Akmods startup script will rebuild akmod packages during system boot,
while its background daemon will build them for kernels right after they were installed.

Packages:

sudo dnf list akmo*

 Available Packages
 akmod-VirtualBox.x86_64                               7.0.6-1.fc37                                   rpmfusion-free-updates   
 akmod-crystalhd.x86_64                                20220825-1.fc37                                rpmfusion-free           
 akmod-ndiswrapper.x86_64                              1.63-7.fc37                                    rpmfusion-free           
 akmod-nvidia.x86_64                                   3:530.41.03-1.fc37                             rpmfusion-nonfree-updates
 akmod-nvidia-340xx.x86_64                             1:340.108-24.fc37                              rpmfusion-nonfree-updates
 akmod-nvidia-390xx.x86_64                             3:390.157-1.fc37                               rpmfusion-nonfree-updates
 akmod-nvidia-470xx.x86_64                             3:470.161.03-2.fc37                            rpmfusion-nonfree-updates
 akmod-v4l2loopback.x86_64                             0.12.7-2.fc37                                  rpmfusion-free           
 akmod-wl.x86_64                                       6.30.223.271-46.fc37                           rpmfusion-nonfree-updates
 akmod-xtables-addons.x86_64                           3.23-1.fc37                                    rpmfusion-free-updates   
 akmods.noarch                                         0.5.7-9.fc37                                   fedora

Ok, I got a :bulb: on

kmods are the tools/programs needed for the “kernel management modules”

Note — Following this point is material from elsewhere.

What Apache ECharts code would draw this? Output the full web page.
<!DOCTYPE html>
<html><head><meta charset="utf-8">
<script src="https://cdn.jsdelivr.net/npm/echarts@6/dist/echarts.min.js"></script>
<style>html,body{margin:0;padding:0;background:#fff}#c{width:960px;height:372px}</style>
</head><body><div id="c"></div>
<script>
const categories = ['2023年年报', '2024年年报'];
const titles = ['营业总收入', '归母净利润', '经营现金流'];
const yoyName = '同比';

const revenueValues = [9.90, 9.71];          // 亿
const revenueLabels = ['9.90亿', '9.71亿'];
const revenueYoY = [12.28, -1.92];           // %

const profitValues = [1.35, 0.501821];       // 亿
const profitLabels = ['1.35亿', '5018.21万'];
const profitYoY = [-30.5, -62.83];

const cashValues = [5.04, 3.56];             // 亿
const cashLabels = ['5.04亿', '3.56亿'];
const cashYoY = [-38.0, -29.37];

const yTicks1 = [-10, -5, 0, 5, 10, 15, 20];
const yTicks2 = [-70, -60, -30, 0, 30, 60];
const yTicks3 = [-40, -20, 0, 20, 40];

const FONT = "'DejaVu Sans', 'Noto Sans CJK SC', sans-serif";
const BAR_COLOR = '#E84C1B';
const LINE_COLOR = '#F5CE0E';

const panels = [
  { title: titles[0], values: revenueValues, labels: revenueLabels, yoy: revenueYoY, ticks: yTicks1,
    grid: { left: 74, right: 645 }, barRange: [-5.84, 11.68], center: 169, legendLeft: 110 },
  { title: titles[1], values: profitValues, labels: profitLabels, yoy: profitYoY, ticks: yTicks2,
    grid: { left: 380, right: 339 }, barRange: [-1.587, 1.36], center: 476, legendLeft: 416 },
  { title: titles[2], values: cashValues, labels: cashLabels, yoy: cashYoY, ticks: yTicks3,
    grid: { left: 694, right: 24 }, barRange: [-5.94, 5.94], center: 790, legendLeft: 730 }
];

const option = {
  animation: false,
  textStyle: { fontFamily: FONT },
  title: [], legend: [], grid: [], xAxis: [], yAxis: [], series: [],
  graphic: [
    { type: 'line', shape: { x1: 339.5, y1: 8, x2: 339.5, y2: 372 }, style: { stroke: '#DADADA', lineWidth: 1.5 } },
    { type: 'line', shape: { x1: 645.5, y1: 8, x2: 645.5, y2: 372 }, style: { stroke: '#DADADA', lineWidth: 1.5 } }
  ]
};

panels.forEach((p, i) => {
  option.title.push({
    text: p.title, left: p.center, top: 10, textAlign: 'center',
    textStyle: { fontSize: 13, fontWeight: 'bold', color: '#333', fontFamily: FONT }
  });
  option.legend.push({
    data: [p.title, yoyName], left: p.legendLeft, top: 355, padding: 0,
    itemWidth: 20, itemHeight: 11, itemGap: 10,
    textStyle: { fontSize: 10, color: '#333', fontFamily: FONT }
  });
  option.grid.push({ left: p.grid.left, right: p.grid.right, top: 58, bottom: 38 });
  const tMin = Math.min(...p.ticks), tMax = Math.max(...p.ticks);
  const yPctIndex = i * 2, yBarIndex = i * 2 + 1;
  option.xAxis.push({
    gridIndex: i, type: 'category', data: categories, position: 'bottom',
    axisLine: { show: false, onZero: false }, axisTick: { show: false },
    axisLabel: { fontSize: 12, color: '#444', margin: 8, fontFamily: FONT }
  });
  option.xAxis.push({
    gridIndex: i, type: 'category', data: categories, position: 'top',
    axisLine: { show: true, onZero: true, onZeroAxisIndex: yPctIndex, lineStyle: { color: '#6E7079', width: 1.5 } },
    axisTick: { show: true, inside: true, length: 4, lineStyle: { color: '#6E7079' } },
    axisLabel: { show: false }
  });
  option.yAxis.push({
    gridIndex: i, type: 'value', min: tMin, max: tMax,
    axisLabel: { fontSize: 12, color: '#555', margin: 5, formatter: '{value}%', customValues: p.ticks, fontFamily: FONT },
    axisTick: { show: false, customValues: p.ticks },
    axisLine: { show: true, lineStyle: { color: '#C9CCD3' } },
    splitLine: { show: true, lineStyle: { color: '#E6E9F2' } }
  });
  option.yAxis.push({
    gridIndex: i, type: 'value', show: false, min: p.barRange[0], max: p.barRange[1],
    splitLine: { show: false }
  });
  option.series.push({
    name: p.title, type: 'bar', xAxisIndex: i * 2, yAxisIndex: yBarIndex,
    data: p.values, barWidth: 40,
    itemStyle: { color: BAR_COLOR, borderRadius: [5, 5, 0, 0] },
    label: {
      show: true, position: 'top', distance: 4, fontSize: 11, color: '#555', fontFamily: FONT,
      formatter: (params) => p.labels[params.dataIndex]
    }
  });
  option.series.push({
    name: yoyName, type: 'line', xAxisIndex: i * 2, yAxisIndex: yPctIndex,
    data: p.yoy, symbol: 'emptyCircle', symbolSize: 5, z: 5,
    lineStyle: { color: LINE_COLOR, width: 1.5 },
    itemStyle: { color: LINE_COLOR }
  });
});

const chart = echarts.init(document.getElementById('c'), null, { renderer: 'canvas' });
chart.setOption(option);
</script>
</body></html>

while akmods are startup scripts to trigger this tools for apps listed above to update.

This could cause that the system has to be restartet twice if akmod/kmod packages are updated at the same time as a kernel ? Could this be causing this hick ups @arturasb mentioned ?

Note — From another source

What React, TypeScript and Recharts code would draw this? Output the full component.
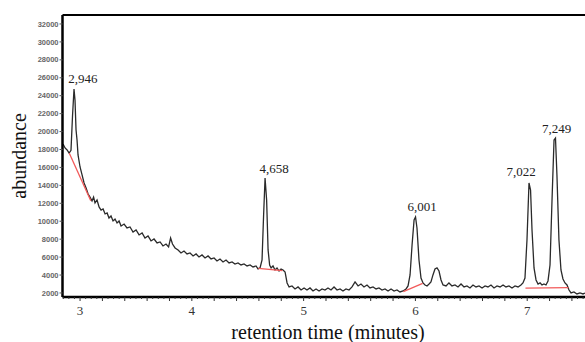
import React from 'react';
import { LineChart, Line, XAxis, YAxis, ReferenceDot, ReferenceLine } from 'recharts';

// chromatogram trace (minutes, abundance)
const traceTime = [
  2.848, 2.866, 2.884, 2.902, 2.919, 2.933, 2.946, 2.955, 2.964, 2.973,
  2.982, 3.0, 3.018, 3.036, 3.054, 3.072, 3.089, 3.107, 3.121, 3.134,
  3.152, 3.17, 3.188, 3.206, 3.224, 3.242, 3.259, 3.277, 3.295, 3.313,
  3.331, 3.349, 3.367, 3.394, 3.42, 3.447, 3.474, 3.501, 3.528, 3.555,
  3.581, 3.608, 3.635, 3.662, 3.689, 3.716, 3.742, 3.769, 3.792, 3.81,
  3.827, 3.85, 3.877, 3.903, 3.93, 3.957, 3.984, 4.011, 4.038, 4.064,
  4.091, 4.118, 4.145, 4.172, 4.199, 4.225, 4.252, 4.279, 4.306, 4.333,
  4.36, 4.386, 4.413, 4.44, 4.467, 4.494, 4.521, 4.547, 4.574, 4.592,
  4.61, 4.628, 4.642, 4.655, 4.669, 4.682, 4.696, 4.709, 4.726, 4.744,
  4.762, 4.78, 4.798, 4.816, 4.834, 4.852, 4.87, 4.896, 4.923, 4.95,
  4.977, 5.004, 5.03, 5.057, 5.084, 5.111, 5.138, 5.165, 5.191, 5.218,
  5.245, 5.272, 5.299, 5.326, 5.352, 5.379, 5.406, 5.433, 5.46, 5.487,
  5.513, 5.54, 5.567, 5.594, 5.621, 5.648, 5.674, 5.701, 5.728, 5.755,
  5.782, 5.809, 5.835, 5.862, 5.889, 5.916, 5.934, 5.952, 5.97, 5.988,
  6.001, 6.014, 6.032, 6.05, 6.068, 6.086, 6.104, 6.122, 6.139, 6.157,
  6.175, 6.193, 6.211, 6.229, 6.247, 6.274, 6.3, 6.327, 6.354, 6.381,
  6.408, 6.435, 6.461, 6.488, 6.515, 6.542, 6.569, 6.596, 6.623, 6.649,
  6.676, 6.703, 6.73, 6.757, 6.784, 6.81, 6.837, 6.864, 6.891, 6.918,
  6.944, 6.962, 6.98, 6.998, 7.016, 7.03, 7.043, 7.061, 7.079, 7.097,
  7.115, 7.132, 7.15, 7.168, 7.186, 7.204, 7.222, 7.24, 7.253, 7.266,
  7.284, 7.302, 7.32, 7.338, 7.356, 7.374, 7.392, 7.418, 7.445, 7.472,
  7.499, 7.517,
];
const traceAbundance = [
  18600, 18170, 17950, 17600, 17900, 21850, 24750, 23500, 20200, 19060,
  17390, 16050, 15160, 14270, 13710, 13040, 12700, 12260, 12700, 12040,
  12370, 11590, 11250, 11370, 10810, 10920, 10360, 10590, 10030, 10250,
  9810, 10030, 9470, 9690, 9250, 9360, 8800, 9020, 8470, 8690,
  8130, 8360, 7800, 8020, 7580, 7690, 7240, 7460, 7130, 8130,
  7460, 7020, 6790, 6460, 6680, 6350, 6460, 6130, 6350, 6010,
  6240, 5900, 6130, 5790, 5900, 5570, 5790, 5460, 5680, 5350,
  5460, 5230, 5350, 5120, 5230, 5010, 5120, 4900, 5010, 4680,
  4790, 5680, 10700, 14820, 12370, 6800, 5120, 4790, 5010, 4560,
  4790, 4450, 4680, 4560, 4340, 3120, 2670, 2780, 2450, 2670,
  2330, 2560, 2330, 2560, 2220, 2450, 2220, 2450, 2330, 2560,
  2330, 2670, 2330, 2450, 2220, 2450, 2330, 2670, 3230, 2780,
  3000, 2670, 2890, 2560, 2670, 2450, 2560, 2330, 2450, 2220,
  2450, 2220, 2330, 2110, 2220, 2450, 2780, 4010, 7350, 10140,
  10470, 9250, 5680, 3670, 3120, 2890, 2780, 3000, 3230, 4010,
  4680, 4790, 4450, 3450, 2890, 2780, 3120, 2780, 2890, 2670,
  3000, 2670, 2780, 2560, 2890, 2670, 2780, 2560, 2780, 2670,
  2890, 2560, 2780, 2670, 2890, 2670, 2780, 2560, 2780, 2670,
  2890, 3120, 3670, 7910, 14270, 13480, 9020, 4790, 3450, 3000,
  3120, 2890, 3000, 2890, 3340, 5120, 12370, 19060, 19280, 15160,
  7910, 4560, 3560, 3120, 2890, 2330, 2000, 2110, 1890, 2000,
  1890, 2000,
];

// integration baselines (red)
const baseStartTime = [2.904, 4.595, 5.892, 6.984];
const baseStartAbundance = [17580, 4750, 2150, 2550];
const baseEndTime = [3.096, 4.81, 6.065, 7.369];
const baseEndAbundance = [12290, 4480, 3080, 2600];

// peak annotations
const peakLabels = ['2,946', '4,658', '6,001', '7,022', '7,249'];
const peakLabelTime = [3.025, 4.735, 6.059, 6.945, 7.264];
const peakLabelAbundance = [25940, 15900, 11620, 15520, 20360];

const yTicks = [2000, 4000, 6000, 8000, 10000, 12000, 14000, 16000, 18000, 20000, 22000, 24000, 26000, 28000, 30000, 32000];
const xLabelTicks = [3, 4, 5, 6, 7];

const serif = "'Liberation Serif', 'Times New Roman', serif";

const trace = traceTime.map((t, i) => ({ t, v: traceAbundance[i] }));
const baselines = baseStartTime.map((t, i) => [
  { t, v: baseStartAbundance[i] },
  { t: baseEndTime[i], v: baseEndAbundance[i] },
]);

// small ticks every 0.05 min, medium every 0.2
const xTicks = Array.from({ length: 94 }, (_, i) => +(2.85 + i * 0.05).toFixed(2));

const XTick = ({ x, y, payload }: any) => {
  const val = payload.value;
  const medium = Math.abs(val * 5 - Math.round(val * 5)) < 1e-6;
  const isLabel = xLabelTicks.some((n) => Math.abs(n - val) < 1e-6);
  return (
    <g>
      <line x1={x} x2={x} y1={y} y2={y + (medium ? 4 : 2)} stroke="#333" strokeWidth={1} />
      {isLabel && (
        <text x={x} y={y + 17.5} textAnchor="middle" fontFamily={serif} fontSize={13} fill="#333">
          {Math.round(val)}
        </text>
      )}
    </g>
  );
};

export default function App() {
  return (
    <div style={{ position: 'absolute', left: 0, top: 0, width: 585, height: 342, background: '#fff' }}>
      <LineChart width={585} height={342} data={trace} margin={{ top: 15, right: 0, bottom: 0, left: 0 }}>
        <XAxis
          dataKey="t"
          type="number"
          domain={[2.843, 7.517]}
          allowDataOverflow
          ticks={xTicks}
          interval={0}
          height={45}
          tickSize={0}
          tickMargin={0}
          tickLine={false}
          tick={<XTick />}
          axisLine={{ stroke: '#000', strokeWidth: 2.5 }}
        />
        <YAxis
          type="number"
          domain={[1550, 33000]}
          allowDataOverflow
          ticks={yTicks}
          interval={0}
          width={62.5}
          tickSize={3}
          tickMargin={1}
          tickLine={{ stroke: '#555' }}
          axisLine={{ stroke: '#000', strokeWidth: 2.5 }}
          tick={{ fontSize: 7.5, fontWeight: 'bold', fill: '#666', fontFamily: 'Arial, sans-serif' }}
        />
        <ReferenceLine y={33000} stroke="#000" strokeWidth={2} />
        <Line
          dataKey="v"
          stroke="#2a2a2a"
          strokeWidth={1.3}
          dot={false}
          isAnimationActive={false}
        />
        {baselines.map((seg, i) => (
          <Line
            key={i}
            data={seg}
            dataKey="v"
            stroke="#f25a5a"
            strokeWidth={1.3}
            dot={false}
            isAnimationActive={false}
          />
        ))}
        {peakLabels.map((lab, i) => (
          <ReferenceDot
            key={lab}
            x={peakLabelTime[i]}
            y={peakLabelAbundance[i]}
            r={0}
            fill="none"
            stroke="none"
            label={{ value: lab, position: 'center', fontSize: 13, fontFamily: serif, fill: '#222' }}
          />
        ))}
      </LineChart>
      <svg width={585} height={342} style={{ position: 'absolute', left: 0, top: 0, pointerEvents: 'none' }}>
        <text x={328} y={339} textAnchor="middle" fontFamily={serif} fontSize={20} fill="#111">
          retention time (minutes)
        </text>
        <text
          x={26}
          y={156}
          transform="rotate(-90, 26, 156)"
          textAnchor="middle"
          fontFamily={serif}
          fontSize={20}
          fill="#111"
        >
          abundance
        </text>
      </svg>
    </div>
  );
}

Answer from @vgaetera links to the build guidelines and says:

# Ensure that any installed kmods are built for the currently-running
	
# kernel at boot
	
# https://bugzilla.redhat.com/show_bug.cgi?id=1518258
	
enable akmods.service

There is feature request already:

Bug 2118105 - [feature request] Better user feedback while running at boot time

Both akmods and dkms services are enabled by default on Fedora Workstation and should start at boot when the respective packages are installed.

1 Like

kmod package contains programs related to kernel module management, e.g. lsmod and modprobe.

But in the context of “building a kmod” or “nvidia kmod”, it’s just short for “kernel module”.

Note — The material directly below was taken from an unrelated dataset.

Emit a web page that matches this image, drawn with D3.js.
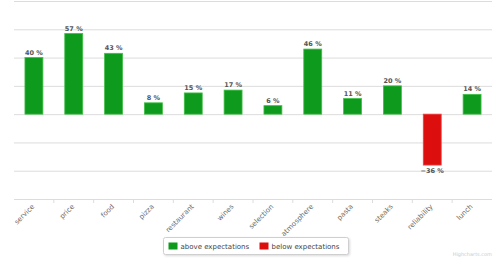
<!DOCTYPE html>
<html>
<head>
<meta charset="utf-8">
<script src="https://cdn.jsdelivr.net/npm/d3@7"></script>
<style>
  body { margin: 0; background: #fff; }
  svg { display: block; font-family: "DejaVu Sans", sans-serif; }
  .grid line { stroke: #dcdcdc; stroke-width: 1; }
  .grid path { display: none; }
  .x-axis line { stroke: #dcdcdc; }
  .x-axis text { fill: #6a6a6a; font-size: 7px; }
  .bar-value { fill: #555; font-size: 6.5px; font-weight: bold; }
  .legend text { fill: #444; font-size: 7px; }
</style>
</head>
<body>
<div id="chart"></div>
<script>
  const CATEGORIES = ['service', 'price', 'food', 'pizza', 'restaurant', 'wines',
    'selection', 'atmosphere', 'pasta', 'steaks', 'reliability', 'lunch'];
  const VALUES = [40, 57, 43, 8, 15, 17, 6, 46, 11, 20, -36, 14];
  const Y_TICKS = [-60, -40, -20, 0, 20, 40, 60, 80];
  const SERIES = ['above expectations', 'below expectations'];

  const COLORS = { pos: '#0e9a1c', neg: '#dc0e0e' };
  const BORDERS = { pos: '#3fbf45', neg: '#f04040' };

  const W = 500, H = 258;
  const margin = { top: 1, right: 8, bottom: 59, left: 14 };
  const chartW = W - margin.left - margin.right;
  const chartH = H - margin.top - margin.bottom;

  const svg = d3.select('#chart').append('svg')
    .attr('width', W).attr('height', H);

  const g = svg.append('g')
    .attr('transform', `translate(${margin.left},${margin.top})`);

  const x = d3.scaleBand().domain(CATEGORIES).range([0, chartW]).paddingInner(0.55).paddingOuter(0.275);
  const xTicks = d3.scaleBand().domain(CATEGORIES).range([0, chartW]);
  const y = d3.scaleLinear().domain([-60, 80]).range([chartH, 0]);

  // grid
  g.append('g').attr('class', 'grid')
    .call(d3.axisLeft(y).tickValues(Y_TICKS).tickSize(-chartW).tickFormat(''));

  // x axis: ticks at category boundaries, labels rotated
  const xAxis = g.append('g').attr('class', 'x-axis')
    .attr('transform', `translate(0,${chartH})`);
  xAxis.selectAll('line.tick-b')
    .data(CATEGORIES.slice(1))
    .enter().append('line')
    .attr('x1', d => xTicks(d)).attr('x2', d => xTicks(d))
    .attr('y1', 0).attr('y2', 4);
  xAxis.selectAll('text')
    .data(CATEGORIES)
    .enter().append('text')
    .attr('text-anchor', 'end')
    .attr('transform', d => `translate(${xTicks(d) + xTicks.bandwidth() / 2 + 1},8) rotate(-45)`)
    .text(d => d);

  const rows = VALUES.map((v, i) => ({ cat: CATEGORIES[i], v }));

  // bars
  g.selectAll('.bar')
    .data(rows)
    .enter().append('rect')
    .attr('class', 'bar')
    .attr('x', d => x(d.cat))
    .attr('y', d => y(Math.max(0, d.v)))
    .attr('width', x.bandwidth())
    .attr('height', d => Math.abs(y(d.v) - y(0)))
    .attr('fill', d => d.v >= 0 ? COLORS.pos : COLORS.neg)
    .attr('stroke', d => d.v >= 0 ? BORDERS.pos : BORDERS.neg)
    .attr('stroke-width', 0.8);

  g.selectAll('.bar-value')
    .data(rows)
    .enter().append('text')
    .attr('class', 'bar-value')
    .attr('text-anchor', 'middle')
    .attr('x', d => x(d.cat) + x.bandwidth() / 2)
    .attr('y', d => d.v >= 0 ? y(d.v) - 3 : y(d.v) + 8)
    .text(d => (d.v < 0 ? '−' + Math.abs(d.v) : d.v) + ' %');

  // legend
  const legend = svg.append('g').attr('class', 'legend')
    .attr('transform', 'translate(163.5,237.5)');
  legend.append('rect')
    .attr('width', 185).attr('height', 17).attr('rx', 2)
    .attr('fill', '#fff').attr('stroke', '#cfcfcf')
    .style('filter', 'drop-shadow(1px 1px 1px rgba(0,0,0,0.15))');
  SERIES.forEach((s, i) => {
    const e = legend.append('g').attr('transform', `translate(${5 + i * 91},0)`);
    e.append('rect').attr('x', 0).attr('y', 5).attr('width', 9).attr('height', 7)
      .attr('fill', i === 0 ? COLORS.pos : COLORS.neg);
    e.append('text').attr('x', 12).attr('y', 11.5).text(s);
  });

  svg.append('text')
    .attr('x', 492).attr('y', 256).attr('text-anchor', 'end')
    .style('font-size', '5px').style('fill', '#ccc')
    .text('Highcharts.com');
</script>
</body>
</html>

akmods package contains the programs to automatically build kernel modules as rpm packages, and various systemd services to build on startup/shutdown.

No. With a live update (e.g. dnf upgrade), after the reboot, the new kernel/akmods/whatever package are already being used. The new kmod will be built, causing the boot to take longer, but no additional reboot is needed.

With offline update, on the first reboot, the new kernel/akmods/whatever package is installed. On the second reboot (normal for an offline update), it behaves like the live update’s first reboot.

Anyway this is far out of topic now.

3 Likes

“I’ve lost count of how many times this has happened - usually a kernel change that is incompatible with the nvidia fusion drivers”

What do you think that I meant when I said that ???

“My mistake. I meant GT 730.”

And that ???

And then you say “you claim to be using”. Well I guess you know better than I do what I’m using.

Is there an ignore feature in this forum?